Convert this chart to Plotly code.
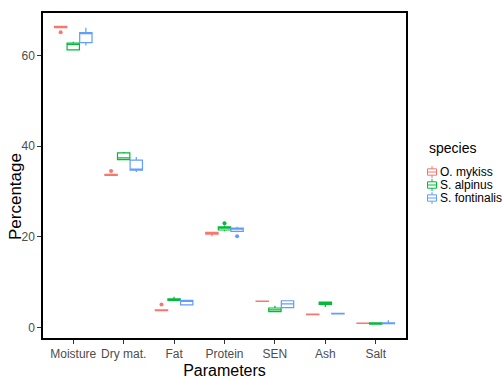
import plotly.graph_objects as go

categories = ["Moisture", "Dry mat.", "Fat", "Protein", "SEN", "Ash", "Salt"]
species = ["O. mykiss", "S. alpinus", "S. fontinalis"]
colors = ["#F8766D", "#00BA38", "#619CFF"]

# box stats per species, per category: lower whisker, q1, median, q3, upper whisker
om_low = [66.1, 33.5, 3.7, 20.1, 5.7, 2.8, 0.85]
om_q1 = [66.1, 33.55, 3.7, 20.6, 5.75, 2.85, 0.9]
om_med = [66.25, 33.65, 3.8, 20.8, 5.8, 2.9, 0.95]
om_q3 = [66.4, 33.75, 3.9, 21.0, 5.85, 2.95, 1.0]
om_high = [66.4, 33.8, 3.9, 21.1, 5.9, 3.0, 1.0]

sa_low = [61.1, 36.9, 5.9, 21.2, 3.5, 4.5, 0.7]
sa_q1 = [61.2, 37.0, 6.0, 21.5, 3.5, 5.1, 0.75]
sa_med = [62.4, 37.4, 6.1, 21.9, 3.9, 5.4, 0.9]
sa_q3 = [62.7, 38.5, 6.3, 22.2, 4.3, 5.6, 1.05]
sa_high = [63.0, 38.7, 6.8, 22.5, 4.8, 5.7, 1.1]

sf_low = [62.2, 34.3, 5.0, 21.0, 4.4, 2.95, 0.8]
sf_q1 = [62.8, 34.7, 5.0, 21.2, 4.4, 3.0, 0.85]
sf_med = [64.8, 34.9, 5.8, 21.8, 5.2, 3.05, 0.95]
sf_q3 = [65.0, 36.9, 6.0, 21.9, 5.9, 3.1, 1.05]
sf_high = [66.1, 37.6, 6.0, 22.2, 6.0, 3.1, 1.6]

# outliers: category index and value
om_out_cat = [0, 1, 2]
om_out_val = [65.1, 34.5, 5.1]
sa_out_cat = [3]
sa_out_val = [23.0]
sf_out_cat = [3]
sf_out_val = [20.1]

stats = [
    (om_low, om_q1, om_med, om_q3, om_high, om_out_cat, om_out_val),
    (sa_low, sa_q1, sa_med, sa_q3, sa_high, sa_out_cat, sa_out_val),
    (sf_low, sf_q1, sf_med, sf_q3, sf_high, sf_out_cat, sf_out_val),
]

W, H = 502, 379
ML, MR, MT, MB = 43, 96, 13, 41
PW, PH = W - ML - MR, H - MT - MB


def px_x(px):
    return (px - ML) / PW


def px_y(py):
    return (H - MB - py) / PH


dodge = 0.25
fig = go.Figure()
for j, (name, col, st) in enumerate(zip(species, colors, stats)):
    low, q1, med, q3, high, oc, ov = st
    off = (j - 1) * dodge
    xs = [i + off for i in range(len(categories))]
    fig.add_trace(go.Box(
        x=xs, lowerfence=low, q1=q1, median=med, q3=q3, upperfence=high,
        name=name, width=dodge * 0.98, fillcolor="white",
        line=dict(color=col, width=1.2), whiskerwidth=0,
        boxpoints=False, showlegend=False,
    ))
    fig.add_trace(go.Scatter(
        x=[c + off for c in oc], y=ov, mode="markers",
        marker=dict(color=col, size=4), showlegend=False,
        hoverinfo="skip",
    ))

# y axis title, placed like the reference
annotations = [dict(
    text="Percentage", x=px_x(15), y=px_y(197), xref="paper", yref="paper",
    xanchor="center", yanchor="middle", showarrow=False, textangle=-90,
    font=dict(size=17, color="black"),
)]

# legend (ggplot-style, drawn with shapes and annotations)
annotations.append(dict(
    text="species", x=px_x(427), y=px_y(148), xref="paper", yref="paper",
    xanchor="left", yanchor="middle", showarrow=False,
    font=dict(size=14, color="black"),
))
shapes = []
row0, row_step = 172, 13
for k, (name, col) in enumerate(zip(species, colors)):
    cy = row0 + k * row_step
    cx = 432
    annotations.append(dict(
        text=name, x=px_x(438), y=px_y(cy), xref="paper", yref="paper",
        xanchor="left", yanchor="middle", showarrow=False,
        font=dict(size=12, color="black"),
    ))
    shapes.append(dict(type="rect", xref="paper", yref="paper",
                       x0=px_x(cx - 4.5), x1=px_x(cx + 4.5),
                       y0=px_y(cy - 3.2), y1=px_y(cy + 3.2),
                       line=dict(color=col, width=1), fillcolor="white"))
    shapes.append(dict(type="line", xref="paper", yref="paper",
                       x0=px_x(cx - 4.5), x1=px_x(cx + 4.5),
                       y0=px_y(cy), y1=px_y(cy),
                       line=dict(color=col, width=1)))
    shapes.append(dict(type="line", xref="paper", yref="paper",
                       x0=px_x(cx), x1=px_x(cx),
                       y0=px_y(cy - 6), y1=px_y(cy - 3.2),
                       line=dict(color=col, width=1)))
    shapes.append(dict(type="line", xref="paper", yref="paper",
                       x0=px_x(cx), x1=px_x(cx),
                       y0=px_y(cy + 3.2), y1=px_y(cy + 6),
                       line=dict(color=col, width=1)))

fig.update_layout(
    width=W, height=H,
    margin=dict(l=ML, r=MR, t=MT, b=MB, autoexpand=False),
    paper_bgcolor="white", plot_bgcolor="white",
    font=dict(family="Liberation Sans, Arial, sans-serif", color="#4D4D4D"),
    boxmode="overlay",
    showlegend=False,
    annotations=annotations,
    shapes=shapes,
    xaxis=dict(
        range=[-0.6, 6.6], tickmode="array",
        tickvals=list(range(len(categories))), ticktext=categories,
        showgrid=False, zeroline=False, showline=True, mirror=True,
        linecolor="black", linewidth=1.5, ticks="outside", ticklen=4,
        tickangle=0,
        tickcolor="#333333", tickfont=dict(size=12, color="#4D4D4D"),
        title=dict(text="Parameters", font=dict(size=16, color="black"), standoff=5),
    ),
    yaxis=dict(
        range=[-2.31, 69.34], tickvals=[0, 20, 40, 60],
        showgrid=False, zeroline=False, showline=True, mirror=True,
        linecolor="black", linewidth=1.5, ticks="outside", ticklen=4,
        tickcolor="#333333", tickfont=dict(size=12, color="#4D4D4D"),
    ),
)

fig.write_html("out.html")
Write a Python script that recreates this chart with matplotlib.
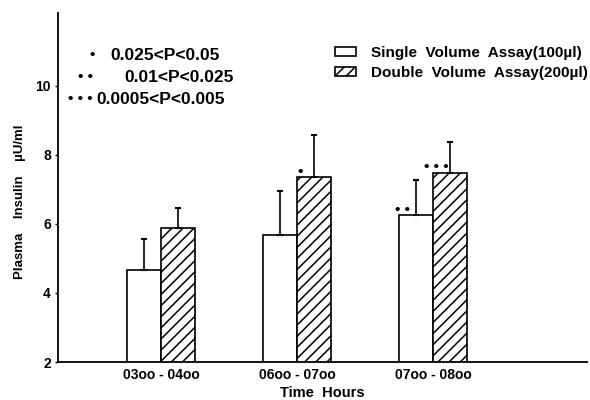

◆ ◆ ◆ ◆ ◆

## Set exercise
Write out exactly the opening lines of the data, stopping after the line that holds "sf_out_val = [20.1]". Exclude pictures.

## Complete response
Convert this chart to Plotly code.
import plotly.graph_objects as go

categories = ["Moisture", "Dry mat.", "Fat", "Protein", "SEN", "Ash", "Salt"]
species = ["O. mykiss", "S. alpinus", "S. fontinalis"]
colors = ["#F8766D", "#00BA38", "#619CFF"]

# box stats per species, per category: lower whisker, q1, median, q3, upper whisker
om_low = [66.1, 33.5, 3.7, 20.1, 5.7, 2.8, 0.85]
om_q1 = [66.1, 33.55, 3.7, 20.6, 5.75, 2.85, 0.9]
om_med = [66.25, 33.65, 3.8, 20.8, 5.8, 2.9, 0.95]
om_q3 = [66.4, 33.75, 3.9, 21.0, 5.85, 2.95, 1.0]
om_high = [66.4, 33.8, 3.9, 21.1, 5.9, 3.0, 1.0]

sa_low = [61.1, 36.9, 5.9, 21.2, 3.5, 4.5, 0.7]
sa_q1 = [61.2, 37.0, 6.0, 21.5, 3.5, 5.1, 0.75]
sa_med = [62.4, 37.4, 6.1, 21.9, 3.9, 5.4, 0.9]
sa_q3 = [62.7, 38.5, 6.3, 22.2, 4.3, 5.6, 1.05]
sa_high = [63.0, 38.7, 6.8, 22.5, 4.8, 5.7, 1.1]

sf_low = [62.2, 34.3, 5.0, 21.0, 4.4, 2.95, 0.8]
sf_q1 = [62.8, 34.7, 5.0, 21.2, 4.4, 3.0, 0.85]
sf_med = [64.8, 34.9, 5.8, 21.8, 5.2, 3.05, 0.95]
sf_q3 = [65.0, 36.9, 6.0, 21.9, 5.9, 3.1, 1.05]
sf_high = [66.1, 37.6, 6.0, 22.2, 6.0, 3.1, 1.6]

# outliers: category index and value
om_out_cat = [0, 1, 2]
om_out_val = [65.1, 34.5, 5.1]
sa_out_cat = [3]
sa_out_val = [23.0]
sf_out_cat = [3]
sf_out_val = [20.1]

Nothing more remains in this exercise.